The attempt by the purchasers to thwart these statutory [4] provisions and to divest the probate court of jurisdiction by moving into equity cannot be sanctioned where, as here, there is no showing that the probate court would not afford adequate remedy. Compare, 19 Am. Jur., Equity, sec. 174, p. 157.

The court was right in setting aside the judgment in case No. [5] 1495. This conclusion is not affected by the fact that the court found that there was no fraud in connection with the repurchase from the county or the sale to the Whitmers and McPhail.

The test here is not what induced the repurchase from the county and the attempted sale to Whitmers and McPhail but what prompted resort to the equitable remedy sought in case No. 1495 when the matter was pending in the probate court as provided by statute and where adequate remedy was available.

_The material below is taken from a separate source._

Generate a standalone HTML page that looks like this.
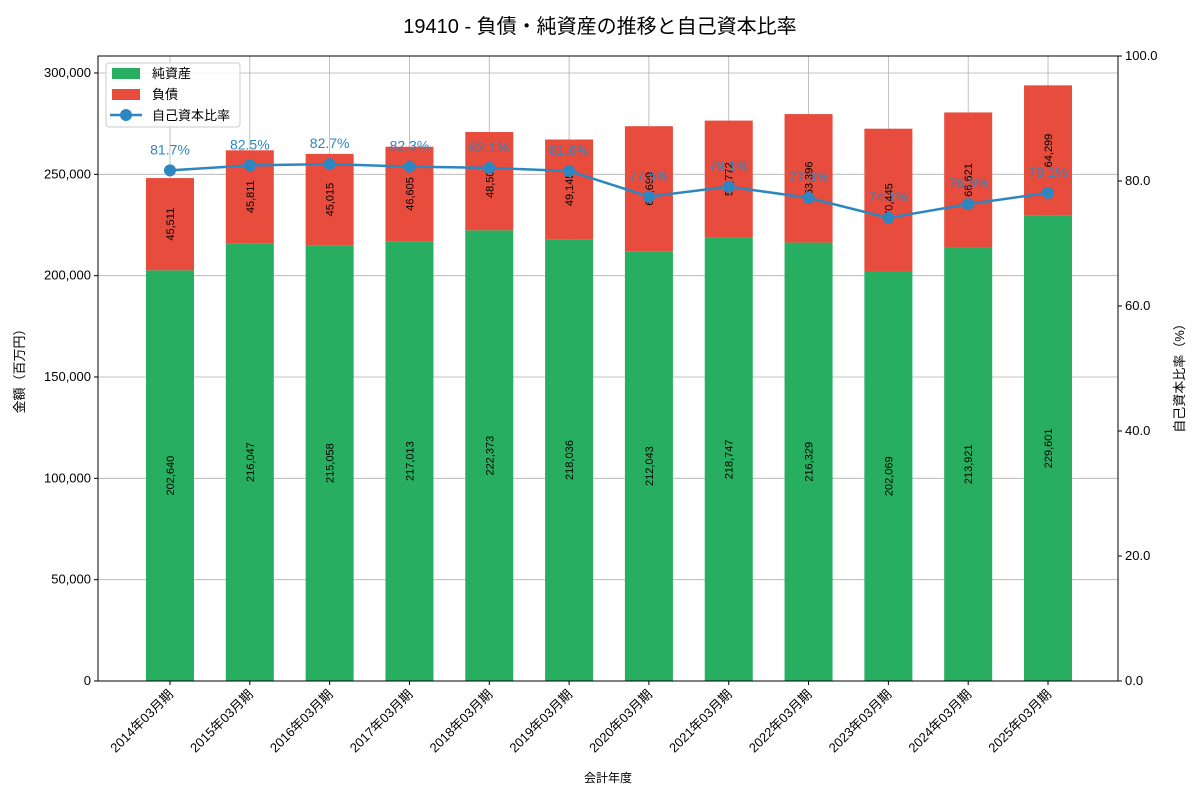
<!DOCTYPE html>
<html><head><meta charset="utf-8"><style>
body{margin:0;background:#fff}
svg text{font-family:"Liberation Sans","Noto Sans CJK JP",sans-serif}
</style></head><body>
<svg id="c" width="1200" height="800" xmlns="http://www.w3.org/2000/svg"></svg>
<script>
const categories=["2014年03月期","2015年03月期","2016年03月期","2017年03月期","2018年03月期","2019年03月期","2020年03月期","2021年03月期","2022年03月期","2023年03月期","2024年03月期","2025年03月期"];
const equity=[202640,216047,215058,217013,222373,218036,212043,218747,216329,202069,213921,229601];
const liabilities=[45511,45811,45015,46605,48500,49145,61699,57772,63396,70445,66621,64299];
const ratio=[81.7,82.5,82.7,82.3,82.1,81.6,77.5,79.1,77.3,74.1,76.3,78.1];
const leftTicks=[0,50000,100000,150000,200000,250000,300000];
const rightTicks=[0,20,40,60,80,100];

const svg=document.getElementById('c');const NS="http://www.w3.org/2000/svg";
const L=98,R=1118,T=56,B=681;
const x=i=>170+79.82*i;
const yL=v=>B-(v/308388)*(B-T);
const yR=v=>B-(v/100)*(B-T);
function el(tag,attrs,name,text){const e=document.createElementNS(NS,tag);for(const k in attrs)e.setAttribute(k,attrs[k]);


if(text!==undefined)e.textContent=text;svg.appendChild(e);return e;}
const fmt=v=>v.toLocaleString('en-US');
el('text',{x:600,y:33,'text-anchor':'middle','font-size':20,fill:'#000'},'chart-title','19410 - 負債・純資産の推移と自己資本比率');
// grid
leftTicks.forEach(t=>{el('line',{x1:L,x2:R,y1:yL(t),y2:yL(t),stroke:'#b0b0b0','stroke-width':0.8},'grid-line-y');
el('line',{x1:L-4,x2:L,y1:yL(t),y2:yL(t),stroke:'#000'},'y-tick');
el('text',{x:L-7,y:yL(t)+4,'text-anchor':'end','font-size':13},'y-tick-label',fmt(t));});
categories.forEach((c,i)=>{el('line',{x1:x(i),x2:x(i),y1:T,y2:B,stroke:'#b0b0b0','stroke-width':0.8},'grid-line-x');
el('line',{x1:x(i),x2:x(i),y1:B,y2:B+4,stroke:'#000'},'x-tick');
el('text',{x:x(i)+4,y:B+14,'text-anchor':'end','font-size':13,transform:`rotate(-45 ${x(i)+4} ${B+14})`},'x-tick-label',c);});
rightTicks.forEach(t=>{el('line',{x1:R,x2:R+4,y1:yR(t),y2:yR(t),stroke:'#000'},'y2-tick');
el('text',{x:R+7,y:yR(t)+4,'font-size':13},'y2-tick-label',t.toFixed(1));});
// bars
const bw=48;
categories.forEach((c,i)=>{
 const y0=yL(equity[i]),y1=yL(equity[i]+liabilities[i]);
 el('rect',{x:x(i)-bw/2,y:y0,width:bw,height:B-y0,fill:'#27ae60'},'bar-equity');
 el('rect',{x:x(i)-bw/2,y:y1,width:bw,height:y0-y1,fill:'#e74c3c'},'bar-liabilities');
 let ym=(B+y0)/2;el('text',{x:x(i)+4,y:ym,'text-anchor':'middle','font-size':11,transform:`rotate(-90 ${x(i)+4} ${ym})`},'equity-value',fmt(equity[i]));
 ym=(y0+y1)/2;el('text',{x:x(i)+4,y:ym,'text-anchor':'middle','font-size':11,transform:`rotate(-90 ${x(i)+4} ${ym})`},'liabilities-value',fmt(liabilities[i]));
});
// line
el('polyline',{points:ratio.map((r,i)=>x(i)+','+yR(r)).join(' '),fill:'none',stroke:'#2e86c1','stroke-width':2.5},'ratio-line');
ratio.forEach((r,i)=>{el('circle',{cx:x(i),cy:yR(r),r:6,fill:'#2e86c1'},'ratio-point');
el('text',{x:x(i),y:yR(r)-16,'text-anchor':'middle','font-size':14,fill:'#2e86c1'},'ratio-label',r.toFixed(1)+'%');});
// axes frame
el('rect',{x:L,y:T,width:R-L,height:B-T,fill:'none',stroke:'#000','stroke-width':1},'plot-frame');
el('text',{x:24,y:368,'text-anchor':'middle','font-size':13,transform:'rotate(-90 24 368)'},'y-axis-title','金額（百万円）');
el('text',{x:1184,y:375,'text-anchor':'middle','font-size':13,transform:'rotate(-90 1184 375)'},'y2-axis-title','自己資本比率（%）');
el('text',{x:608,y:782,'text-anchor':'middle','font-size':12},'x-axis-title','会計年度');
// legend
el('rect',{x:106,y:63,width:134,height:64,fill:'#fff','fill-opacity':0.85,stroke:'#ccc',rx:3},'legend-box');
el('rect',{x:112,y:68,width:28,height:11,fill:'#27ae60'},'legend-equity-swatch');
el('text',{x:152,y:78,'font-size':13},'legend-equity','純資産');
el('rect',{x:112,y:89,width:28,height:11,fill:'#e74c3c'},'legend-liabilities-swatch');
el('text',{x:152,y:99,'font-size':13},'legend-liabilities','負債');
el('line',{x1:110,x2:142,y1:115,y2:115,stroke:'#2e86c1','stroke-width':2.5},'legend-ratio-line');
el('circle',{cx:126,cy:115,r:6,fill:'#2e86c1'},'legend-ratio-marker');
el('text',{x:152,y:120,'font-size':13},'legend-ratio','自己資本比率');
</script>
</body></html>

The heirs would have been bound by whatever was properly done in the probate court but they could not be expected to anticipate that attempted purchasers would seek to deprive them of title to their property otherwise than as the statute requires and by resort to an equitable remedy to which they were not made parties.

Since the heirs could not be deprived of title to their property without being made parties to an action for that purpose, the judgment in case No. 1495 which attempted to do so was void for want of jurisdiction over necessary parties and subject to either direct or collateral attack. Hence it is unnecessary to discuss the question whether this is a direct or collateral attack — a point upon which counsel have argued at length.

Since we hold that the trial court did not err against appellants we are not called upon to determine whether the court committed compensating error against respondents.

The judgment is affirmed.

MR. CHIEF JUSTICE ADAIR and ASSOCIATE JUSTICES FREEBOURN, METCALF and BOTTOMLY, concur.